About 50 Chilean backpackers got together in Rex Smeal Park on Tuesday to support the protests that have been going on in Chile.

The group sang Chilean chants as a symbolic act for around half an hour, and made a public declaration supporting the “awakening” of the country and condemning the acts of violence from the military forces.

The “cacerolazo” (cacerola means pot) it’s a demonstration where saucepans and pots are banged with a spoon as sign of protest.

Since the 1970s in Chile, during Salvador Allende’s government, the “cacerolazo” has become a way to make noise when the people want to be heard by the government.

This time, Chilean people are making noise for a whole different reason than in 1970.

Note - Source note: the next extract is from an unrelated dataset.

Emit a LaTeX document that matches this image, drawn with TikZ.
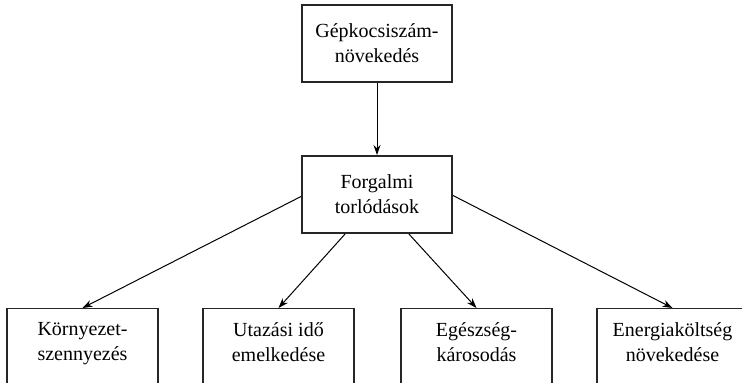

Unrest exploded in Chile following an increase of the public transportation fares, a four per cent fare hike in subway fees, which represents 20 per cent of the minimum wage. 

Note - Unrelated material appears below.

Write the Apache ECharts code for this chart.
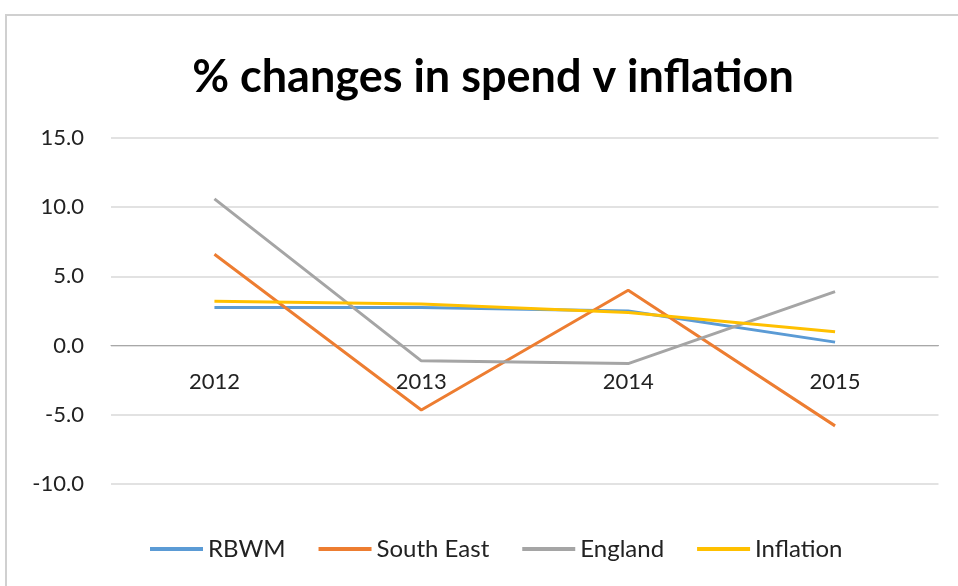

By Friday last week, students called for a massive evasion of the subway in Santiago, the nation’s capital, as a symbolic protest.

“Evade, and not pay, in another way of fighting”, they chanted and some wagons where destroyed and vandals and crime appeared in minor scenarios.

But the strikes and protests are not about the public transportation; the protest is about inequality.

For around 30 years the country has developed to become one of the richest and most stable countries in Latin America.

But in its way, the economic growth (for some) has destroyed the just access to quality health care, education and pension, among other crucial societal aspects.

These protests are about the disparity of the wages and the still rising cost of living.

President Sebastián Piñera answered on Saturday by declaring state of emergency in some parts of the country, with a curfew.

This means that certain public liberties are suspended, with the purpose of maintaining public order. The military is ordered to guard the streets, and detain anybody who is out on curfew hours. 

This move of Piñera was criticized because of calling the state of emergency so quickly, without addressing the public first.

Nothing stopped the people from manifesting their social discontent and the transversal movement took more strength. Next day, the President said the country was “at war against a powerful enemy”.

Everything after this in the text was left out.